When you feel good with that, you can move up to giving yourself smaller or less stable platforms on which to stand. I've seen folks use a brick as a smaller thing upon which to stand, standing on the edge of a phonebook, or something slightly wobbly, like a cushion. If you're feeling really advanced you can go up to a wobbleboard, but you need to be careful so you don't give yourself an ankle sprain or knee injury when you take a fall from it.
Mentally, take a step back and think about what your performance of these techniques is like. If "poor balance" were specific to a kick or two I'd be worried about flexibility, but if it's pervasive through kata then it sounds like your mental focus and attitude to the technique is wrong. Think more about clean, minimal, precise movement, with the body rotating cleanly and crisply around your centre, and less about eeking out the last 1% of reach or power that you might think's available from a larger, less controlled motion (which may well be reducing your power anyway ;-P), or visualising opponents, or speed, or whatever else is driving your current performance. Visualise each movement being done cleanly and with good balance - watch someone whose performance you aspire to and pay attention to their overall bearing - and then hold yourself to that as you move. Be aware of the position of your head and arms, the angles of feet and hips at which the movement should stop to retain balance, and the speed of your recovery from techniques.
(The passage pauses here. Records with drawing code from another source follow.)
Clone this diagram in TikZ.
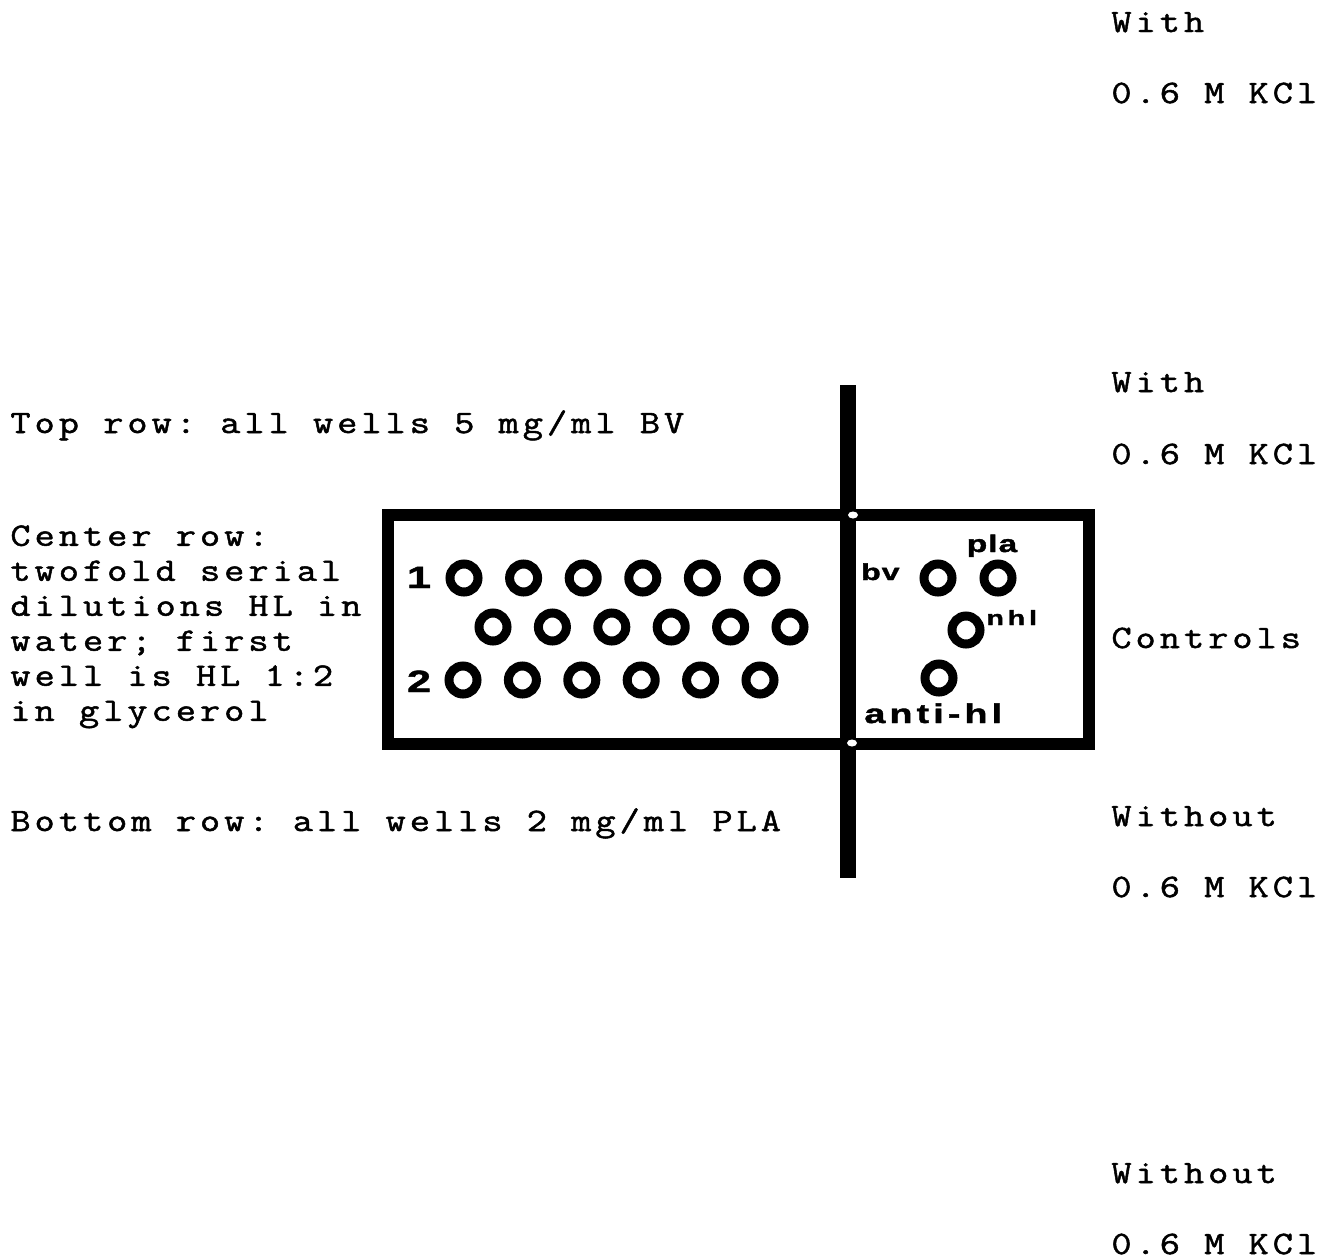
\documentclass[tikz,border=0pt]{standalone}
\usepackage{fontspec}
\usetikzlibrary{shapes.geometric}
\setmonofont[FakeStretch=1.2,LetterSpace=12.2,FakeBold=1.5]{Latin Modern Mono}
\newfontfamily\platefont[FakeStretch=1.4,LetterSpace=4,FakeBold=1.5]{Liberation Sans}

\begin{document}
\begin{tikzpicture}[x=0.5pt,y=-0.5pt]
  \tikzstyle{typed}=[anchor=base west, inner sep=0pt, font=\fontsize{16.35}{17.5}\selectfont\ttfamily]
  \tikzstyle{well}=[circle, draw, line width=4.5pt, minimum size=14pt, inner sep=0pt]
  \tikzstyle{platetext}=[inner sep=0pt, font=\platefont\bfseries\fontsize{13.5}{14}\selectfont]
  \tikzstyle{notch}=[ellipse, fill=white, inner sep=0pt, minimum width=5pt, minimum height=3.5pt]

  \useasboundingbox (0,0) rectangle (1329,1259);

  % salt conditions on the right
  \node[typed] (with1) at (1111,32) {With};
  \node[typed] (kcl1) at (1111,103) {0.6 M KCl};
  \node[typed] (with2) at (1111,392) {With};
  \node[typed] (kcl2) at (1111,464) {0.6 M KCl};
  \node[typed] (controls) at (1111,648) {Controls};
  \node[typed] (without1) at (1111,826) {Without};
  \node[typed] (kcl3) at (1111,897) {0.6 M KCl};
  \node[typed] (without2) at (1111,1183) {Without};
  \node[typed] (kcl4) at (1111,1254) {0.6 M KCl};

  % row descriptions on the left
  \node[typed] (toprow) at (10,433) {Top row: all wells 5 mg/ml BV};
  \node[typed, anchor=north west, align=left] (centerrow) at (10,525)
    {Center row:\\twofold serial\\dilutions HL in\\water; first\\well is HL 1:2\\in glycerol};
  \node[typed] (bottomrow) at (10,831) {Bottom row: all wells 2 mg/ml PLA};

  % plate and cut
  \draw[line width=6pt] (388,515) rectangle (1089,744);
  \draw[line width=8pt] (848,385) -- (848,878);
  \node[notch] (notchtop) at (853,515) {};
  \node[notch] (notchbot) at (852,743) {};

  % wells
  \foreach \i in {0,...,5} {
    \node[well] (top\i) at (464+59.6*\i,578) {};
    \node[well] (mid\i) at (493+59.4*\i,627) {};
    \node[well] (bot\i) at (463+59.4*\i,680) {};
  }
  \node[platetext, anchor=base, font=\platefont\bfseries\fontsize{15.4}{16}\selectfont] (one) at (419,588) {1};
  \node[platetext, anchor=base, font=\platefont\bfseries\fontsize{15.4}{16}\selectfont] (two) at (419,692) {2};

  % controls
  \node[well] (bv) at (938,578) {};
  \node[well] (pla) at (998,578) {};
  \node[well] (nhl) at (966,630) {};
  \node[well] (antihl) at (939,678) {};
  \node[platetext, anchor=base east, font=\platefont\bfseries\fontsize{11.5}{12}\selectfont] (bvtext) at (900,580) {bv};
  \node[platetext, anchor=base, font=\platefont\bfseries\fontsize{12}{13}\selectfont] (platext) at (992,552) {pla};
  \node[platetext, anchor=base west, font=\platefont\bfseries\fontsize{10.3}{11}\selectfont\addfontfeature{LetterSpace=18}] (nhltext) at (986,625) {nhl};
  \node[platetext, anchor=base west, font=\platefont\bfseries\fontsize{13.5}{14}\selectfont\addfontfeature{LetterSpace=15}] (antihltext) at (864,723) {anti-hl};
\end{tikzpicture}
\end{document}
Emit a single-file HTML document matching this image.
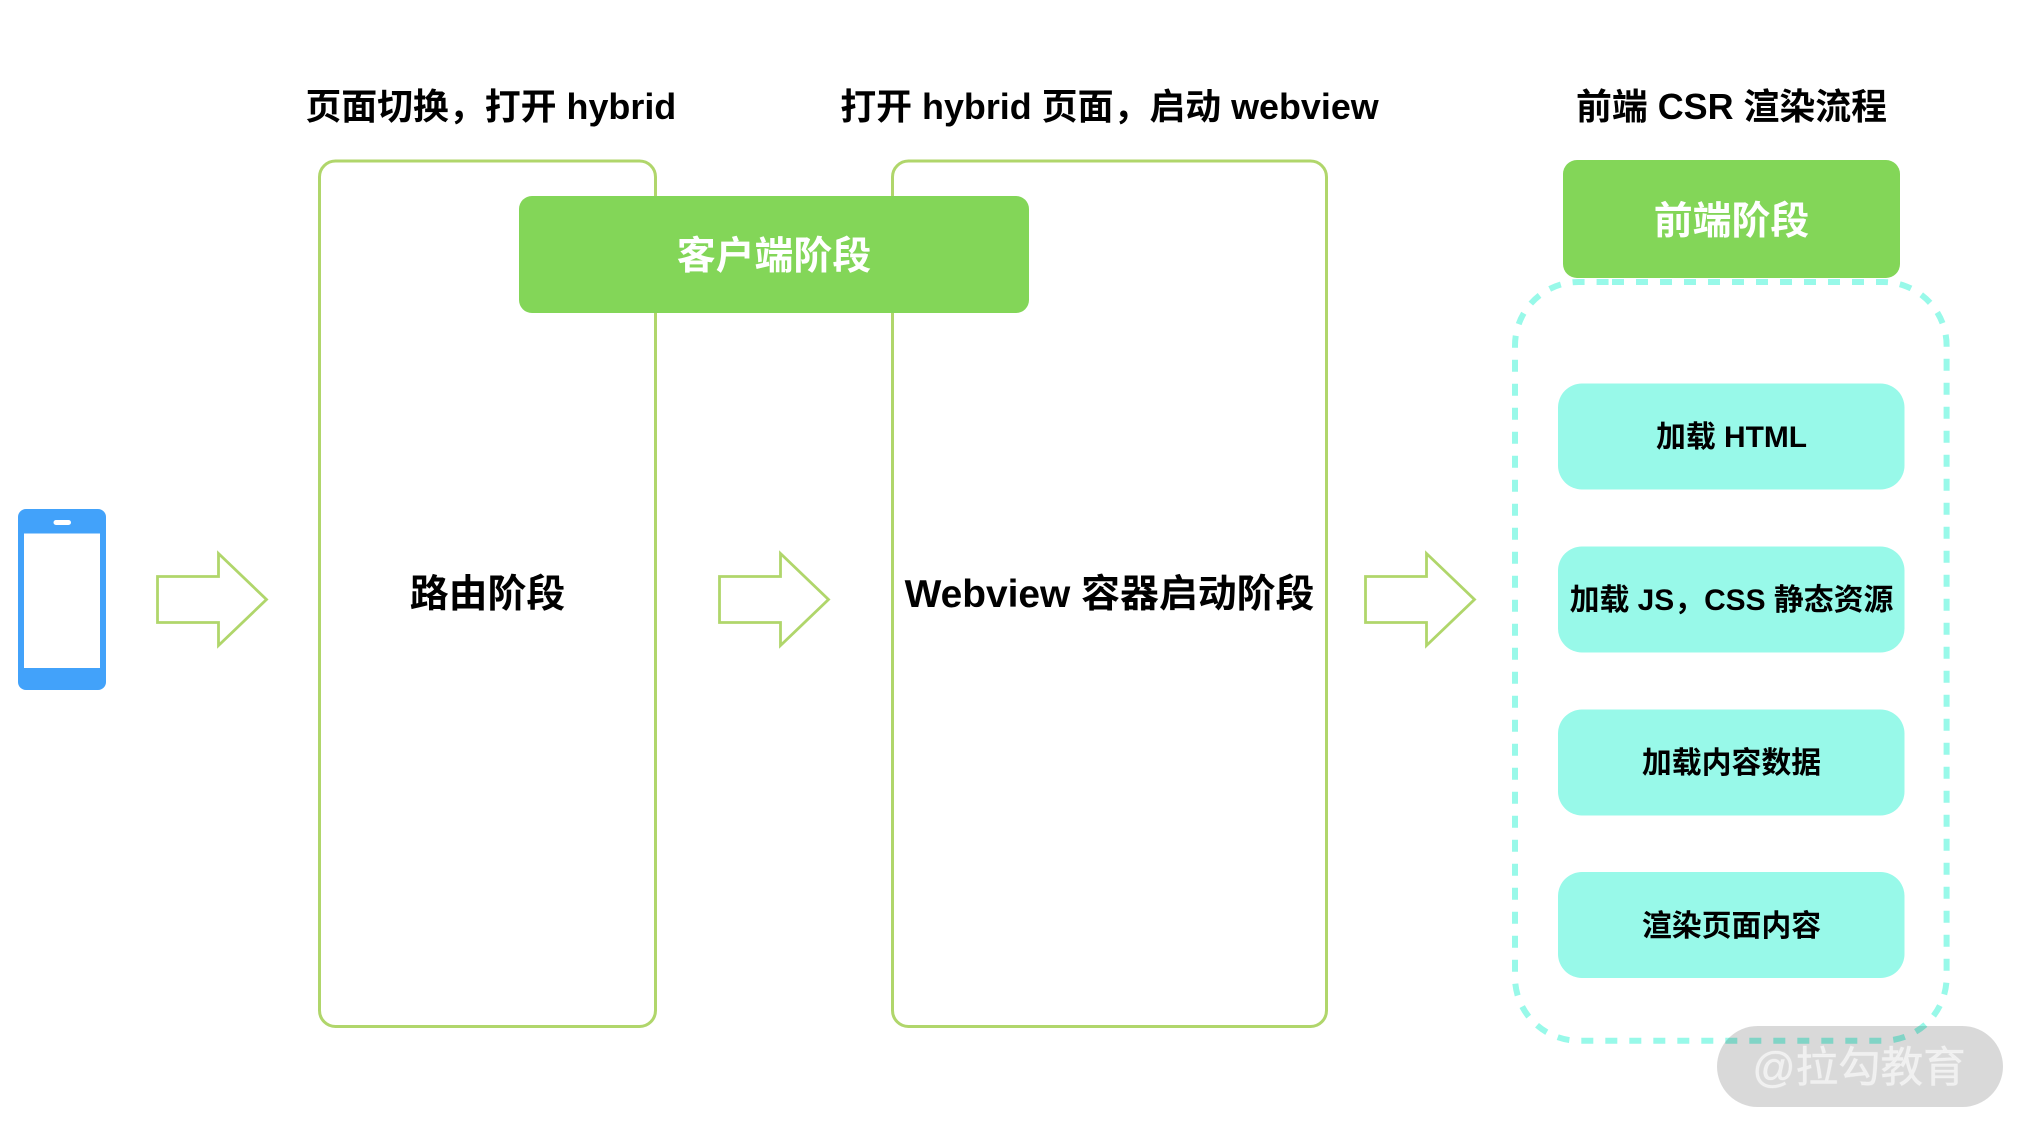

When practicing kicks, it's good to drill kicking in the air at full speed and stopping with the leg extended, as well as kicking and returning the kick to the starting position on the floor with no net change to your stance. If you find that difficult, reduce speed and pay very close attention to what part of the kick you're losing control in - experiment and reason about your technique, and watch how others do it - until it improves. Ask for help with specifics if you're stuck.
In the book Martial Artists Book of Yoga by Lily Chou, she suggests using Half Moon Pose to help with balance and execution of a sidekick. Any stance where you're on one leg can help you learn balance, but in Half Moon your core is horizontal, plus you're really stretching and extending your limbs which requires even more balance, and seems to increase the overall benefit. I think you can see from the pic how spending time in this pose would improve balance, stability and extension in your sidekick - it's worked for me.